▶ [INSTRUCTIONS TO FOLLOW]
Output the lines below exactly, please, from the first line until the line with "(castguid) at (459,1553.5)", counting both.

start DATASET EXTRACT

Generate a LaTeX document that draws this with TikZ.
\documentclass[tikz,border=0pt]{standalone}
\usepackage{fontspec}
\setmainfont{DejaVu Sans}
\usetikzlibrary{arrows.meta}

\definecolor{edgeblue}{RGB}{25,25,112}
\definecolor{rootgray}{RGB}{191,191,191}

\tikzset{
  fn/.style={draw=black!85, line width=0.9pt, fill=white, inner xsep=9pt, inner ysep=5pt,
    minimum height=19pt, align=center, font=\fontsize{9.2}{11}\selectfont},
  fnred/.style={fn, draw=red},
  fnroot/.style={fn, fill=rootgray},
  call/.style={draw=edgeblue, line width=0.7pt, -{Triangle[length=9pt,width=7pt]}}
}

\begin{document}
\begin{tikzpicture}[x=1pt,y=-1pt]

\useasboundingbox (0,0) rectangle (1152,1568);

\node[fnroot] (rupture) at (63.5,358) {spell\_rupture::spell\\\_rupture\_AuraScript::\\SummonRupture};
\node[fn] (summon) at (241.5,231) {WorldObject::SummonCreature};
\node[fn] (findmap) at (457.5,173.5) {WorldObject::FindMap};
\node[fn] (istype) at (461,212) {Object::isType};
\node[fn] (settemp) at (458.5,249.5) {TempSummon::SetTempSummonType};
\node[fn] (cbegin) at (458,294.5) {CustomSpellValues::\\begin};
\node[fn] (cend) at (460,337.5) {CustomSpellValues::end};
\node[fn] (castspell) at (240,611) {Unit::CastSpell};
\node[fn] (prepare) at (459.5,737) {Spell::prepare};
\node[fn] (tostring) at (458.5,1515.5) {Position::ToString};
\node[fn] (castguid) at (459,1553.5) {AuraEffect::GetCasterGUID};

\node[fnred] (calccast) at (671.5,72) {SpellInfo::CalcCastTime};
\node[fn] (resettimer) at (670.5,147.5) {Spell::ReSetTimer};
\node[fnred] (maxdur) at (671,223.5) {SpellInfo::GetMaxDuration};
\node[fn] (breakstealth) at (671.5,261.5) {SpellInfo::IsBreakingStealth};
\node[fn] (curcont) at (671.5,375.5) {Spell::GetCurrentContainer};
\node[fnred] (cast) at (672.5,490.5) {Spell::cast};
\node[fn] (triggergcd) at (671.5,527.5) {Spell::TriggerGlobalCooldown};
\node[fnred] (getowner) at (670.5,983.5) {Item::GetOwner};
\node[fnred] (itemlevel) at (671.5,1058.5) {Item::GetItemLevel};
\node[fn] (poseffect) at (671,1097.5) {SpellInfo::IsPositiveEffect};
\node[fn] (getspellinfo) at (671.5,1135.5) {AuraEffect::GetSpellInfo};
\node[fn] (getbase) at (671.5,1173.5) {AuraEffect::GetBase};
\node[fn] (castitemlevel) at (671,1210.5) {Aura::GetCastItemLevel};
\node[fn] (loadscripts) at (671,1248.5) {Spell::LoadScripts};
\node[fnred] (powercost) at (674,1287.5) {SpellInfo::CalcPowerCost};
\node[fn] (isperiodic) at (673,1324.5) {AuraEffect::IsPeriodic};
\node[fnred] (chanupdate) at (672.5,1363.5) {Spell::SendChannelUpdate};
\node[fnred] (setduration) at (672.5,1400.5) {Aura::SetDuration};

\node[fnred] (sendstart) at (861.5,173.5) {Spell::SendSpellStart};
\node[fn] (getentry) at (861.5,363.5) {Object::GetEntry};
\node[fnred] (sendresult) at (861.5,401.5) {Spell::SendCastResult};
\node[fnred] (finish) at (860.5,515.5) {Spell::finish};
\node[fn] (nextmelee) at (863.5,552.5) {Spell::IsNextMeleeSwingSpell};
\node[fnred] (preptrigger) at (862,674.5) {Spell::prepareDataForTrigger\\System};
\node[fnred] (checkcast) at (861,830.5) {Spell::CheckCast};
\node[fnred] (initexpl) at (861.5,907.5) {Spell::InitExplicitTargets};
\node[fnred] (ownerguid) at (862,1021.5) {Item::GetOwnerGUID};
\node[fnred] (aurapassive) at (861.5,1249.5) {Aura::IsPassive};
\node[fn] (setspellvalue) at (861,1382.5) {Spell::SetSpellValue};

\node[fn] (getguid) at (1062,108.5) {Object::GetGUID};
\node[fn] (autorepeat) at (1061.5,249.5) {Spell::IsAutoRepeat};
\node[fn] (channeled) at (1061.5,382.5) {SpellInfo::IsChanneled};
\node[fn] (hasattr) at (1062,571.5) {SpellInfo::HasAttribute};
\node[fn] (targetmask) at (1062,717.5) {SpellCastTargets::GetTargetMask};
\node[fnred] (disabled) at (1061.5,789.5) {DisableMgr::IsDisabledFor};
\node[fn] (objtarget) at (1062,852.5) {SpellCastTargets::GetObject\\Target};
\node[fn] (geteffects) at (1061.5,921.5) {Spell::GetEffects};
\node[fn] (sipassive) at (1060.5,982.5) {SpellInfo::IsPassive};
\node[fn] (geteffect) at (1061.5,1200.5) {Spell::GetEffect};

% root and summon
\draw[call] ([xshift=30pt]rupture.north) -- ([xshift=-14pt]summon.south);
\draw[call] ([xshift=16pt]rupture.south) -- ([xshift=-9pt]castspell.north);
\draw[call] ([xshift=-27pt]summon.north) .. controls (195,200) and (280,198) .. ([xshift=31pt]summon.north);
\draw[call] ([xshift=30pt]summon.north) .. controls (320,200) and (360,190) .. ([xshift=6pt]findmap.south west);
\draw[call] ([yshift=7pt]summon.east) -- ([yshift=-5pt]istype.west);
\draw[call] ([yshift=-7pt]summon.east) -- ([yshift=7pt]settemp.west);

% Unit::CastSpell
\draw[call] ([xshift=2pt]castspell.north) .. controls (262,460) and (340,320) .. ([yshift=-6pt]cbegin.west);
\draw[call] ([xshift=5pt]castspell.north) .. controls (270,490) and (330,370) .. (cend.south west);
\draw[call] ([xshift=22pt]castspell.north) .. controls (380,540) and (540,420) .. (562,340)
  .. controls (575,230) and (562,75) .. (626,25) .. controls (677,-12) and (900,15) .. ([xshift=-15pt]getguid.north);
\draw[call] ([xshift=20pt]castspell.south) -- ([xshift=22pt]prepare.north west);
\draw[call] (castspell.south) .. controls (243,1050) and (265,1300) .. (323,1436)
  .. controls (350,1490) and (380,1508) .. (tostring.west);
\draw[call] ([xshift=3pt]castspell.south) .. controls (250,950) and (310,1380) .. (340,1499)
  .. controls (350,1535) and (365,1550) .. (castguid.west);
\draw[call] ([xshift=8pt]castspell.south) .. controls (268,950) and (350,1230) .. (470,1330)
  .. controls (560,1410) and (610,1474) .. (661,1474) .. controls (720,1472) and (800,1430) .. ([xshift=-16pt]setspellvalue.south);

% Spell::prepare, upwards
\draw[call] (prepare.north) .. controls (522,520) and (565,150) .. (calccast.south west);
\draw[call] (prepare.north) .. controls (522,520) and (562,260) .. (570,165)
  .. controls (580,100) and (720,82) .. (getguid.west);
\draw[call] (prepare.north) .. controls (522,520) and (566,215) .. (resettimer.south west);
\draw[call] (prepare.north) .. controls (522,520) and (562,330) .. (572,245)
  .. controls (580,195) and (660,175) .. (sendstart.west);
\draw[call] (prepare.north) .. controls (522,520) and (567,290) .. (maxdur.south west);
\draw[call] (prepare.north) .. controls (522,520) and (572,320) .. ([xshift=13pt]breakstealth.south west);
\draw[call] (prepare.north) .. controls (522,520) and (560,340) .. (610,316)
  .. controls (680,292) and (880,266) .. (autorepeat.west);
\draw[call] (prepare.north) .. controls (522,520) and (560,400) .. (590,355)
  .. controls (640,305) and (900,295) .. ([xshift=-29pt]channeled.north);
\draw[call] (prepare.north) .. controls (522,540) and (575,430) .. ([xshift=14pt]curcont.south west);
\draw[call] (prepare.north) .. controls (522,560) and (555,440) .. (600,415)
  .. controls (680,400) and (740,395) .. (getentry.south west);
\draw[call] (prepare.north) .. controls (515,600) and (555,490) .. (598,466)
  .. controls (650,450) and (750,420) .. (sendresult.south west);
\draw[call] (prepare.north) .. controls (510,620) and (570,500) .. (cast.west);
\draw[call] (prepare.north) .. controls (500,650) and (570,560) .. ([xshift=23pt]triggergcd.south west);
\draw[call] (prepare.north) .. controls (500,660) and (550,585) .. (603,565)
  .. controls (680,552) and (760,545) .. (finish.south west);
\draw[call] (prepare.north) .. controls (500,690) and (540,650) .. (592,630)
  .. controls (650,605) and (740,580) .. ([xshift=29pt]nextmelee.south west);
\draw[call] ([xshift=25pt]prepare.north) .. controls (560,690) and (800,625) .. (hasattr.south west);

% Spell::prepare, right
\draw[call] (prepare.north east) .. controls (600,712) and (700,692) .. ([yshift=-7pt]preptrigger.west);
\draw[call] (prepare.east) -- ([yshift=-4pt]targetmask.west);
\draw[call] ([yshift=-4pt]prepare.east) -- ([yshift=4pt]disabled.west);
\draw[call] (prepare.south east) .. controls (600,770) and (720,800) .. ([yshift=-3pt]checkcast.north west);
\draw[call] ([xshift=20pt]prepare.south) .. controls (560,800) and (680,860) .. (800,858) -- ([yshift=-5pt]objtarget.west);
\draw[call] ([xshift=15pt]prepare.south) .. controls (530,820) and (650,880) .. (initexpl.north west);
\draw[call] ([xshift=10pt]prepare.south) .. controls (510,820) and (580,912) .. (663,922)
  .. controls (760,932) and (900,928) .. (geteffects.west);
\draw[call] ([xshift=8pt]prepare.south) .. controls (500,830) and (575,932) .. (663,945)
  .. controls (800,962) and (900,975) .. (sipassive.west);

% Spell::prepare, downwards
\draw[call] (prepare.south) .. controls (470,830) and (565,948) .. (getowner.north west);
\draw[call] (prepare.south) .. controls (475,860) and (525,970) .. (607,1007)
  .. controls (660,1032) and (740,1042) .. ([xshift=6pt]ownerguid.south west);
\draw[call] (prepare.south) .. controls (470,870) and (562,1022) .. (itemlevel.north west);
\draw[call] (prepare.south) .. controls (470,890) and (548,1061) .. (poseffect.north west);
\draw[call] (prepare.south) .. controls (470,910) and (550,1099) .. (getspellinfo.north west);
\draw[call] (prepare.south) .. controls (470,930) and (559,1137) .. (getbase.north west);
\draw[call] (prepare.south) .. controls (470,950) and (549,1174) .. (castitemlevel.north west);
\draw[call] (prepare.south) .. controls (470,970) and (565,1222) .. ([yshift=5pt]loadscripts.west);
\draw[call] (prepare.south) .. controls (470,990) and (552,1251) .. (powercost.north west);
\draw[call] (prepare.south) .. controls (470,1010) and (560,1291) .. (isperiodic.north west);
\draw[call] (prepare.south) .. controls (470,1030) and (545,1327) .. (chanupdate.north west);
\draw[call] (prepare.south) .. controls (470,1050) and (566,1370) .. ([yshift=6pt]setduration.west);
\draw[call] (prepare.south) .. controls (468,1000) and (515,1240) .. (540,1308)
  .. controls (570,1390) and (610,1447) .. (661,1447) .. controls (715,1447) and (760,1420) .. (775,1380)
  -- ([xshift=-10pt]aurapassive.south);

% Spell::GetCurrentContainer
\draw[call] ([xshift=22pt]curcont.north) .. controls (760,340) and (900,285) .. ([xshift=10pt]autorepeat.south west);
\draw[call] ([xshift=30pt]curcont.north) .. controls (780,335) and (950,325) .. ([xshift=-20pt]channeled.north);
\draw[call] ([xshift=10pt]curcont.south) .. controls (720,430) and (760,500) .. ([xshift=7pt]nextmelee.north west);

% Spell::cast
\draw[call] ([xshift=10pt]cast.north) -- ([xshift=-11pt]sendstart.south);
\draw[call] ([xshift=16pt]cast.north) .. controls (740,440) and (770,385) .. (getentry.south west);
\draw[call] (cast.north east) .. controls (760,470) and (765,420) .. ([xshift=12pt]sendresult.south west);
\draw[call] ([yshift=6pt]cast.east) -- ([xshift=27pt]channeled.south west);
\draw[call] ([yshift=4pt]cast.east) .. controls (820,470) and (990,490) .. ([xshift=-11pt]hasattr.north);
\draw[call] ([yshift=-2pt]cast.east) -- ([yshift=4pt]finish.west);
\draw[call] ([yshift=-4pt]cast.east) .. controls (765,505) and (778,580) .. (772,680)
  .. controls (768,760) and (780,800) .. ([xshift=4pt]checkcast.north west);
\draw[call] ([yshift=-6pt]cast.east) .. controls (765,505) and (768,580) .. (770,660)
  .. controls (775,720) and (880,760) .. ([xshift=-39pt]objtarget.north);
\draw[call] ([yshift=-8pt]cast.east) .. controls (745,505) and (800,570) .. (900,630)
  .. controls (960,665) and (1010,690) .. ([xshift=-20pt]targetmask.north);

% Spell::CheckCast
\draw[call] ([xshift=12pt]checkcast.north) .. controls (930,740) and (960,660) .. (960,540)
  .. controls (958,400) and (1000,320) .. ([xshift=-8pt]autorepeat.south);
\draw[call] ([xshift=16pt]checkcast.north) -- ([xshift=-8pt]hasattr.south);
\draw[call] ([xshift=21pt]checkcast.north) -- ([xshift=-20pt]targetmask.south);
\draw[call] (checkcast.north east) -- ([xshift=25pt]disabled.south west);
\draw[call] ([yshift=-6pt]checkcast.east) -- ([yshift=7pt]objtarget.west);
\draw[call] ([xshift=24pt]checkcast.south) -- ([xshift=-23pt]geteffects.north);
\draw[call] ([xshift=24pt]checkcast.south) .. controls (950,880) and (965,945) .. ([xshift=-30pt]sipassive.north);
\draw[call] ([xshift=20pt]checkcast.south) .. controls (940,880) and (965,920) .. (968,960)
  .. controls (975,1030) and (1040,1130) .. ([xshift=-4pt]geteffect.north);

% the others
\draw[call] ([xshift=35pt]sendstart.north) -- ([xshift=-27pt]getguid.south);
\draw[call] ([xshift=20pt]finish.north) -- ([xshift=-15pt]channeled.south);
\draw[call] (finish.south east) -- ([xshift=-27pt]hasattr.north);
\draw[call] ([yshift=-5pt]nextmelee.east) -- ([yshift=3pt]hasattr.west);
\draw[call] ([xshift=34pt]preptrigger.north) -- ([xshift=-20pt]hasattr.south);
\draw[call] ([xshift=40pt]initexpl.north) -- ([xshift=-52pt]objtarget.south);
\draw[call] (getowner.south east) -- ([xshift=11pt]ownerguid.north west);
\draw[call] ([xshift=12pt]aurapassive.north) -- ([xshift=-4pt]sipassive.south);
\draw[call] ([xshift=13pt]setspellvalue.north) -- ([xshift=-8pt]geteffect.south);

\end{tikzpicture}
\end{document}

end DATASET EXTRACT

▶ [WRITTEN ANSWER]
Generate a LaTeX document that draws this with TikZ.
\documentclass[tikz,border=0pt]{standalone}
\usepackage{fontspec}
\setmainfont{DejaVu Sans}
\usetikzlibrary{arrows.meta}

\definecolor{edgeblue}{RGB}{25,25,112}
\definecolor{rootgray}{RGB}{191,191,191}

\tikzset{
  fn/.style={draw=black!85, line width=0.9pt, fill=white, inner xsep=9pt, inner ysep=5pt,
    minimum height=19pt, align=center, font=\fontsize{9.2}{11}\selectfont},
  fnred/.style={fn, draw=red},
  fnroot/.style={fn, fill=rootgray},
  call/.style={draw=edgeblue, line width=0.7pt, -{Triangle[length=9pt,width=7pt]}}
}

\begin{document}
\begin{tikzpicture}[x=1pt,y=-1pt]

\useasboundingbox (0,0) rectangle (1152,1568);

\node[fnroot] (rupture) at (63.5,358) {spell\_rupture::spell\\\_rupture\_AuraScript::\\SummonRupture};
\node[fn] (summon) at (241.5,231) {WorldObject::SummonCreature};
\node[fn] (findmap) at (457.5,173.5) {WorldObject::FindMap};
\node[fn] (istype) at (461,212) {Object::isType};
\node[fn] (settemp) at (458.5,249.5) {TempSummon::SetTempSummonType};
\node[fn] (cbegin) at (458,294.5) {CustomSpellValues::\\begin};
\node[fn] (cend) at (460,337.5) {CustomSpellValues::end};
\node[fn] (castspell) at (240,611) {Unit::CastSpell};
\node[fn] (prepare) at (459.5,737) {Spell::prepare};
\node[fn] (tostring) at (458.5,1515.5) {Position::ToString};
\node[fn] (castguid) at (459,1553.5) {AuraEffect::GetCasterGUID};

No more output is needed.